:: Data block

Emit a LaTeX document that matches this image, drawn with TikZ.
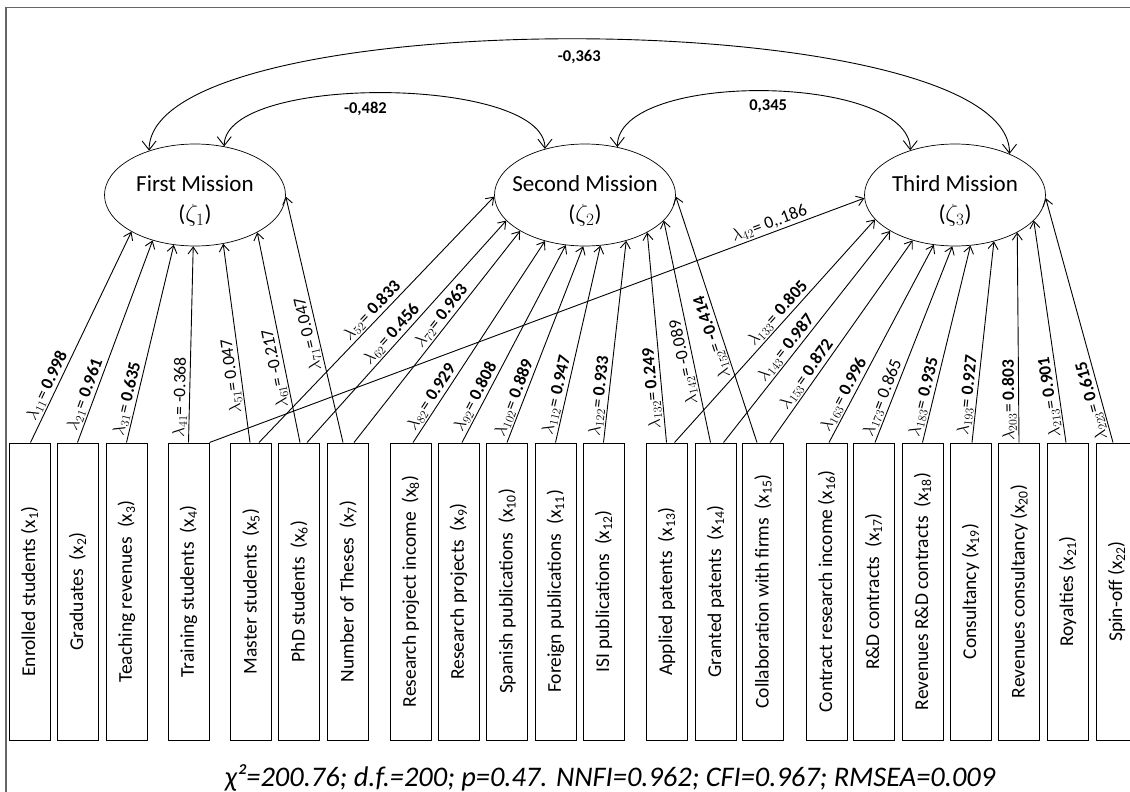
\documentclass[tikz,border=0pt]{standalone}
\usepackage{fontspec}
\setmainfont{Carlito}
\usepackage{graphicx}
\usetikzlibrary{shapes.geometric,arrows.meta}

\begin{document}
\begin{tikzpicture}[x=1pt,y=-1pt,
    mission/.style={draw,ellipse,line width=0.7pt,minimum width=181pt,minimum height=102pt,inner xsep=-15pt,inner ysep=0pt,text height=58pt,text depth=5pt,align=center,font=\fontsize{23}{30}\selectfont},
    indicator/.style={draw,line width=1pt,minimum width=41pt,minimum height=297pt,inner sep=0pt,font=\fontsize{19.5}{22}\selectfont},
    load/.style={-{Straight Barb[length=7pt,width=10pt]},line width=0.9pt},
    corr/.style={{Straight Barb[length=9pt,width=14pt]}-{Straight Barb[length=9pt,width=14pt]},line width=0.9pt},
    lam/.style={sloped,allow upside down,above,inner sep=1.5pt,font=\fontsize{17.5}{19}\selectfont},
    coef/.style={font=\fontsize{16.5}{18}\selectfont\bfseries}]
    \useasboundingbox (0,0) rectangle (1130,792);
    \draw[black!60,line width=1.3pt] (6,7.5) rectangle (1140,800);

    % latent variables
    \node[mission] (first) at (195,195) {First Mission\\($\zeta_1$)};
    \node[mission] (second) at (585,195) {Second Mission\\($\zeta_2$)};
    \node[mission] (third) at (955,195) {Third Mission\\($\zeta_3$)};

    % indicators
    \foreach \n/\xx/\txt in {1/29.5/{Enrolled students (x\textsubscript{1})},
        2/77.5/{Graduates~ (x\textsubscript{2})},
        3/126.5/{Teaching revenues~ (x\textsubscript{3})},
        4/188.5/{Training students~ (x\textsubscript{4})},
        5/251/{Master students~ (x\textsubscript{5})},
        6/299/{PhD students~ (x\textsubscript{6})},
        7/348/{Number of Theses~ (x\textsubscript{7})},
        8/410.5/{Research project income~ (x\textsubscript{8})},
        9/458.5/{Research projects~ (x\textsubscript{9})},
        10/507/{Spanish publications~ (x\textsubscript{10})},
        11/555.5/{Foreign publications~ (x\textsubscript{11})},
        12/603.5/{ISI publications~ (x\textsubscript{12})},
        13/666.5/{Applied patents~ (x\textsubscript{13})},
        14/715.5/{Granted patents~ (x\textsubscript{14})},
        15/763/{Collaboration with firms~ (x\textsubscript{15})},
        16/826.5/{Contract research income (x\textsubscript{16})},
        17/873.5/{R\&D contracts~ (x\textsubscript{17})},
        18/922.5/{Revenues R\&D contracts~ (x\textsubscript{18})},
        19/970.5/{Consultancy (x\textsubscript{19})},
        20/1019/{Revenues consultancy (x\textsubscript{20})},
        21/1067.5/{Royalties (x\textsubscript{21})},
        22/1116.5/{Spin-off (x\textsubscript{22})}}
        \node[indicator] (x\n) at (\xx,591.5) {\rotatebox{90}{\txt}};

    % First Mission
    \foreach \b/\dx/\ang/\p/\lab in {1/1/210/0.25/{$\lambda_{11}$= \textbf{0.998}},
        2/0/227/0.22/{$\lambda_{21}$= \textbf{0.961}},
        3/0/247/0.21/{$\lambda_{31}$= \textbf{0.635}},
        4/0/268/0.23/{$\lambda_{41}$= -0.368},
        5/-1/300/0.34/{$\lambda_{51}$= 0.047},
        6/1/329/0.36/{$\lambda_{61}$= -0.217},
        7/-5/359/0.45/{$\lambda_{71}$= 0.047}}
        \draw[load] ([xshift=\dx pt]x\b.north) -- (first.\ang) node[lam,pos=\p] {\lab};

    % Second Mission
    \foreach \b/\dx/\ang/\p/\lab in {5/8/181/0.51/{$\lambda_{52}$= \textbf{0.833}},
        6/8/198/0.46/{$\lambda_{62}$= \textbf{0.456}},
        7/6/209/0.57/{$\lambda_{72}$= \textbf{0.963}},
        8/2.5/229/0.2/{$\lambda_{82}$= \textbf{0.929}},
        9/3.5/249/0.21/{$\lambda_{92}$= \textbf{0.808}},
        10/0/268/0.21/{$\lambda_{102}$= \textbf{0.889}},
        11/0/287/0.23/{$\lambda_{112}$= \textbf{0.947}},
        12/0/312/0.225/{$\lambda_{122}$= \textbf{0.933}},
        13/0/329/0.26/{$\lambda_{132}$= \textbf{0.249}},
        14/-5/342/0.37/{$\lambda_{142}$= -0.089},
        15/-6/359/0.44/{$\lambda_{152}$= \textbf{-0.414}}}
        \draw[load] ([xshift=\dx pt]x\b.north) -- (second.\ang) node[lam,pos=\p] {\lab};

    % Third Mission
    \foreach \b/\dx/\ang/\p/\lab in {13/8/197/0.55/{$\lambda_{133}$= \textbf{0.805}},
        14/8/209/0.42/{$\lambda_{143}$= \textbf{0.987}},
        15/7/227/0.31/{$\lambda_{153}$= \textbf{0.872}},
        16/2.5/247/0.22/{$\lambda_{163}$= \textbf{0.996}},
        17/1.5/267/0.21/{$\lambda_{173}$= 0.865},
        18/0/287/0.22/{$\lambda_{183}$= \textbf{0.935}},
        19/1.5/310/0.23/{$\lambda_{193}$= \textbf{0.927}},
        20/0/329/0.2/{$\lambda_{203}$= \textbf{0.803}},
        21/-1.5/342/0.21/{$\lambda_{213}$= \textbf{0.901}},
        22/-3.5/358/0.18/{$\lambda_{223}$= \textbf{0.615}}}
        \draw[load] ([xshift=\dx pt]x\b.north) -- (third.\ang) node[lam,pos=\p] {\lab};
    \draw[load] (x4.north east) -- (third.182) node[lam,pos=0.86] {$\lambda_{42}$= 0,.186};

    % correlations
    \draw[corr] (first.136) .. controls +(0,-151) and +(0,-151) .. (third.37) node[coef,pos=0.5,below=7pt] {-0,363};
    \draw[corr] (first.59) .. controls +(0,-73) and +(0,-73) .. (second.131) node[coef,pos=0.46,below=5pt] {-0,482};
    \draw[corr] (second.56) .. controls +(0,-77) and +(0,-77) .. (third.135) node[coef,pos=0.51,below=5pt] {0,345};

    % fit indices
    \node[font=\fontsize{28.4}{33}\selectfont\itshape] (fit) at (610,778) {χ²=200.76; d.f.=200; p=0.47. NNFI=0.962; CFI=0.967; RMSEA=0.009};
\end{tikzpicture}
\end{document}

::::

# Problem description
Omit the pictures and output all of the other material exactly.

# Response for this exercise
Emit a LaTeX document that matches this image, drawn with TikZ.
\documentclass[tikz,border=0pt]{standalone}
\usepackage{fontspec}
\setmainfont{Carlito}
\usepackage{graphicx}
\usetikzlibrary{shapes.geometric,arrows.meta}

\begin{document}
\begin{tikzpicture}[x=1pt,y=-1pt,
    mission/.style={draw,ellipse,line width=0.7pt,minimum width=181pt,minimum height=102pt,inner xsep=-15pt,inner ysep=0pt,text height=58pt,text depth=5pt,align=center,font=\fontsize{23}{30}\selectfont},
    indicator/.style={draw,line width=1pt,minimum width=41pt,minimum height=297pt,inner sep=0pt,font=\fontsize{19.5}{22}\selectfont},
    load/.style={-{Straight Barb[length=7pt,width=10pt]},line width=0.9pt},
    corr/.style={{Straight Barb[length=9pt,width=14pt]}-{Straight Barb[length=9pt,width=14pt]},line width=0.9pt},
    lam/.style={sloped,allow upside down,above,inner sep=1.5pt,font=\fontsize{17.5}{19}\selectfont},
    coef/.style={font=\fontsize{16.5}{18}\selectfont\bfseries}]
    \useasboundingbox (0,0) rectangle (1130,792);
    \draw[black!60,line width=1.3pt] (6,7.5) rectangle (1140,800);

    % latent variables
    \node[mission] (first) at (195,195) {First Mission\\($\zeta_1$)};
    \node[mission] (second) at (585,195) {Second Mission\\($\zeta_2$)};
    \node[mission] (third) at (955,195) {Third Mission\\($\zeta_3$)};

    % indicators
    \foreach \n/\xx/\txt in {1/29.5/{Enrolled students (x\textsubscript{1})},
        2/77.5/{Graduates~ (x\textsubscript{2})},
        3/126.5/{Teaching revenues~ (x\textsubscript{3})},
        4/188.5/{Training students~ (x\textsubscript{4})},
        5/251/{Master students~ (x\textsubscript{5})},
        6/299/{PhD students~ (x\textsubscript{6})},
        7/348/{Number of Theses~ (x\textsubscript{7})},
        8/410.5/{Research project income~ (x\textsubscript{8})},
        9/458.5/{Research projects~ (x\textsubscript{9})},
        10/507/{Spanish publications~ (x\textsubscript{10})},
        11/555.5/{Foreign publications~ (x\textsubscript{11})},
        12/603.5/{ISI publications~ (x\textsubscript{12})},
        13/666.5/{Applied patents~ (x\textsubscript{13})},
        14/715.5/{Granted patents~ (x\textsubscript{14})},
        15/763/{Collaboration with firms~ (x\textsubscript{15})},
        16/826.5/{Contract research income (x\textsubscript{16})},
        17/873.5/{R\&D contracts~ (x\textsubscript{17})},
        18/922.5/{Revenues R\&D contracts~ (x\textsubscript{18})},
        19/970.5/{Consultancy (x\textsubscript{19})},
        20/1019/{Revenues consultancy (x\textsubscript{20})},
        21/1067.5/{Royalties (x\textsubscript{21})},
        22/1116.5/{Spin-off (x\textsubscript{22})}}
        \node[indicator] (x\n) at (\xx,591.5) {\rotatebox{90}{\txt}};

    % First Mission
    \foreach \b/\dx/\ang/\p/\lab in {1/1/210/0.25/{$\lambda_{11}$= \textbf{0.998}},
        2/0/227/0.22/{$\lambda_{21}$= \textbf{0.961}},
        3/0/247/0.21/{$\lambda_{31}$= \textbf{0.635}},
        4/0/268/0.23/{$\lambda_{41}$= -0.368},
        5/-1/300/0.34/{$\lambda_{51}$= 0.047},
        6/1/329/0.36/{$\lambda_{61}$= -0.217},
        7/-5/359/0.45/{$\lambda_{71}$= 0.047}}
        \draw[load] ([xshift=\dx pt]x\b.north) -- (first.\ang) node[lam,pos=\p] {\lab};

    % Second Mission
    \foreach \b/\dx/\ang/\p/\lab in {5/8/181/0.51/{$\lambda_{52}$= \textbf{0.833}},
        6/8/198/0.46/{$\lambda_{62}$= \textbf{0.456}},
        7/6/209/0.57/{$\lambda_{72}$= \textbf{0.963}},
        8/2.5/229/0.2/{$\lambda_{82}$= \textbf{0.929}},
        9/3.5/249/0.21/{$\lambda_{92}$= \textbf{0.808}},
        10/0/268/0.21/{$\lambda_{102}$= \textbf{0.889}},
        11/0/287/0.23/{$\lambda_{112}$= \textbf{0.947}},
        12/0/312/0.225/{$\lambda_{122}$= \textbf{0.933}},
        13/0/329/0.26/{$\lambda_{132}$= \textbf{0.249}},
        14/-5/342/0.37/{$\lambda_{142}$= -0.089},
        15/-6/359/0.44/{$\lambda_{152}$= \textbf{-0.414}}}
        \draw[load] ([xshift=\dx pt]x\b.north) -- (second.\ang) node[lam,pos=\p] {\lab};

    % Third Mission
    \foreach \b/\dx/\ang/\p/\lab in {13/8/197/0.55/{$\lambda_{133}$= \textbf{0.805}},
        14/8/209/0.42/{$\lambda_{143}$= \textbf{0.987}},
        15/7/227/0.31/{$\lambda_{153}$= \textbf{0.872}},
        16/2.5/247/0.22/{$\lambda_{163}$= \textbf{0.996}},
        17/1.5/267/0.21/{$\lambda_{173}$= 0.865},
        18/0/287/0.22/{$\lambda_{183}$= \textbf{0.935}},
        19/1.5/310/0.23/{$\lambda_{193}$= \textbf{0.927}},
        20/0/329/0.2/{$\lambda_{203}$= \textbf{0.803}},
        21/-1.5/342/0.21/{$\lambda_{213}$= \textbf{0.901}},
        22/-3.5/358/0.18/{$\lambda_{223}$= \textbf{0.615}}}
        \draw[load] ([xshift=\dx pt]x\b.north) -- (third.\ang) node[lam,pos=\p] {\lab};
    \draw[load] (x4.north east) -- (third.182) node[lam,pos=0.86] {$\lambda_{42}$= 0,.186};

    % correlations
    \draw[corr] (first.136) .. controls +(0,-151) and +(0,-151) .. (third.37) node[coef,pos=0.5,below=7pt] {-0,363};
    \draw[corr] (first.59) .. controls +(0,-73) and +(0,-73) .. (second.131) node[coef,pos=0.46,below=5pt] {-0,482};
    \draw[corr] (second.56) .. controls +(0,-77) and +(0,-77) .. (third.135) node[coef,pos=0.51,below=5pt] {0,345};

    % fit indices
    \node[font=\fontsize{28.4}{33}\selectfont\itshape] (fit) at (610,778) {χ²=200.76; d.f.=200; p=0.47. NNFI=0.962; CFI=0.967; RMSEA=0.009};
\end{tikzpicture}
\end{document}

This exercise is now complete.